Schizocidaris Mortensen, 1903, p. 25, 28

Diagnostic Features
  • Test flattened above and below; relatively small.
  • Apical disc about half the test diameter; monocyclic. Plates uniformly covered in dense granules. All five genital plates similar in size. Sexual dimorphism in gonopore size.
  • Interambulacrum with 7-9 plates in a series. Primary tubercles perforate, non-crenulate. Areoles ovate and incised; scrobicular circles contiguous or confluent throughout.
  • Scrobicular tubercles differentiated.

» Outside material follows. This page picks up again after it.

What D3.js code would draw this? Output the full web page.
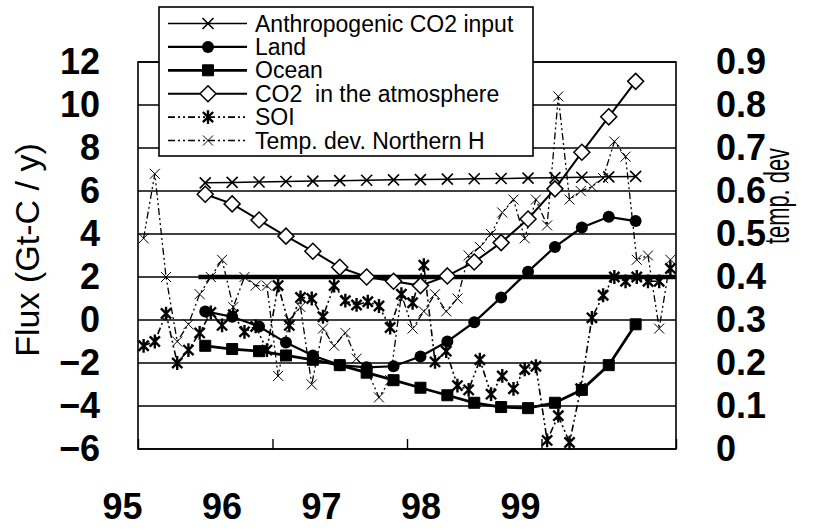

Extrascrobicular areas not extensive; secondary tubercles dense and arranged into horizontal rows.
  • Interradial suture distinctly incised as is the ambulacral perradial zone to a lesser extent.
  • Ambulacra weakly sinuous. Pore-pairs conjugate with moderately wide interporal partition; pore zones sunken. Perradial zone wider than pore zones with marginal series of contiguous primary tubercles and inner series of smaller tubercles.
  • Peristome slightly smaller than the apical disc. Ambulacral plates uniserial; interambulacral series not reaching the mouth.
  • Primary spines long, with short collar and neck; tapering to a point. Shaft strongly thorned; covered in fine cortical hairs that coalesce to form an outer surface. Secondary spines flattened.
Distribution
Recent, Indo-West Pacific.
Name gender feminine
Type
Schizocidaris assimilis Mortensen, 1903, p. 25, by original designation.
Species Included
  • S. fasciata Mortensen, 1927; Recent, Sulu Island.
  • S. assimilis Mortensen, 1903; Recent, Malay Archipelago.
  • S. serrata (Mortensen, 1903); Recent, Philippines.
Classification and/or Status

Cidaroida, Cidaridae, Goniocidarinae.

Presumed monophyletic.

Remarks

Differs from Goniocidaris in the form of its spines which lack disc-like elements and the very distinctive secondary crust formed by cortical hairs. It lacks well defined sutural pits.

Mortensen, T. 1903. The Danish Ingolf-Expedition volume 4 (1) Echinoidea, Part 1, pp. 1-198, pls 1-21.

Mortensen, T. 1928. A monograph of the Echinoidea. 1, Cidaroidea. C. A. Reitzel, Copenhagen.